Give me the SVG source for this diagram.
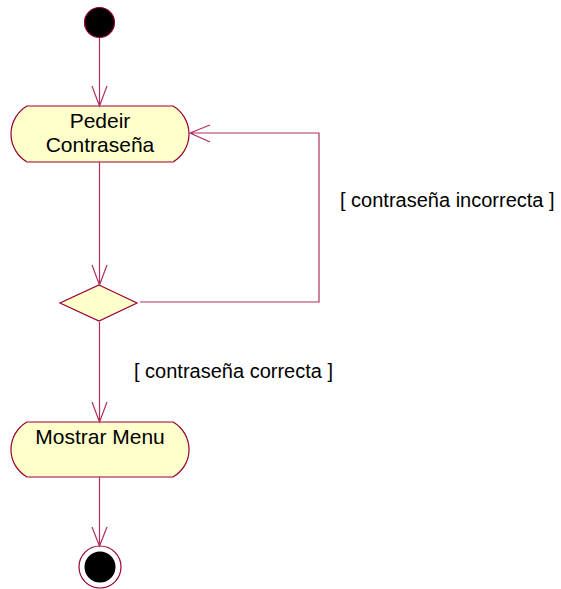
<svg xmlns="http://www.w3.org/2000/svg" width="561" height="589" viewBox="0 0 561 589">
<style>
.node{fill:#FFFFCC;stroke:#990033;stroke-width:1.2}
.edge{fill:none;stroke:#B03060;stroke-width:1.2}
.txt{font-family:"Liberation Sans",Arial,sans-serif;font-size:21px;fill:#000;text-anchor:middle}
.lbl{font-family:"Liberation Sans",Arial,sans-serif;font-size:20px;fill:#000}
</style>
<rect width="561" height="589" fill="#fff"/>
<g id="start"><circle cx="99.5" cy="22.5" r="15" fill="#000" stroke="#990033" stroke-width="1.2"/></g>
<g id="pedeir">
<path class="node" d="M27,106 L173,106 A32.5,32.5 0 0 1 173,162 L27,162 A32.5,32.5 0 0 1 27,106 Z"/>
<text class="txt" x="100" y="128">Pedeir</text>
<text class="txt" x="100" y="152">Contraseña</text>
</g>
<g id="decision"><path class="node" d="M99,285 L137,303 L99,321 L60,303 Z"/></g>
<g id="mostrar">
<path class="node" d="M27,422 L173,422 A31.6,31.6 0 0 1 173,477 L27,477 A31.6,31.6 0 0 1 27,422 Z"/>
<text class="txt" x="100" y="444">Mostrar Menu</text>
</g>
<g id="end">
<circle cx="100" cy="567" r="21" fill="#fff" stroke="#990033" stroke-width="1.2"/>
<circle cx="100" cy="567" r="15.5" fill="#000"/>
</g>
<g id="connectors">
<path class="edge" d="M99.5,38 L99.5,106 M92,86 L99.5,106 L107,86"/>
<path class="edge" d="M99.5,162 L99.5,285 M92,265 L99.5,285 L107,265"/>
<path class="edge" d="M140,302 L319,302 L319,133 L190,133 M210,125 L190,133 L210,142"/>
<text class="lbl" x="340" y="207">[ contraseña incorrecta ]</text>
<path class="edge" d="M99.5,322 L99.5,422 M92,402 L99.5,422 L107,402"/>
<text class="lbl" x="134" y="378">[ contraseña correcta ]</text>
<path class="edge" d="M99.5,477 L99.5,546 M92,527 L99.5,546 L107,527"/>
</g>
</svg>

-=-=-=-=-

# [Requirement]
Restate the listing above word for word, and skip the pictures.

# [Response to this task]
Give me the SVG source for this diagram.
<svg xmlns="http://www.w3.org/2000/svg" width="561" height="589" viewBox="0 0 561 589">
<style>
.node{fill:#FFFFCC;stroke:#990033;stroke-width:1.2}
.edge{fill:none;stroke:#B03060;stroke-width:1.2}
.txt{font-family:"Liberation Sans",Arial,sans-serif;font-size:21px;fill:#000;text-anchor:middle}
.lbl{font-family:"Liberation Sans",Arial,sans-serif;font-size:20px;fill:#000}
</style>
<rect width="561" height="589" fill="#fff"/>
<g id="start"><circle cx="99.5" cy="22.5" r="15" fill="#000" stroke="#990033" stroke-width="1.2"/></g>
<g id="pedeir">
<path class="node" d="M27,106 L173,106 A32.5,32.5 0 0 1 173,162 L27,162 A32.5,32.5 0 0 1 27,106 Z"/>
<text class="txt" x="100" y="128">Pedeir</text>
<text class="txt" x="100" y="152">Contraseña</text>
</g>
<g id="decision"><path class="node" d="M99,285 L137,303 L99,321 L60,303 Z"/></g>
<g id="mostrar">
<path class="node" d="M27,422 L173,422 A31.6,31.6 0 0 1 173,477 L27,477 A31.6,31.6 0 0 1 27,422 Z"/>
<text class="txt" x="100" y="444">Mostrar Menu</text>
</g>
<g id="end">
<circle cx="100" cy="567" r="21" fill="#fff" stroke="#990033" stroke-width="1.2"/>
<circle cx="100" cy="567" r="15.5" fill="#000"/>
</g>
<g id="connectors">
<path class="edge" d="M99.5,38 L99.5,106 M92,86 L99.5,106 L107,86"/>
<path class="edge" d="M99.5,162 L99.5,285 M92,265 L99.5,285 L107,265"/>
<path class="edge" d="M140,302 L319,302 L319,133 L190,133 M210,125 L190,133 L210,142"/>
<text class="lbl" x="340" y="207">[ contraseña incorrecta ]</text>
<path class="edge" d="M99.5,322 L99.5,422 M92,402 L99.5,422 L107,402"/>
<text class="lbl" x="134" y="378">[ contraseña correcta ]</text>
<path class="edge" d="M99.5,477 L99.5,546 M92,527 L99.5,546 L107,527"/>
</g>
</svg>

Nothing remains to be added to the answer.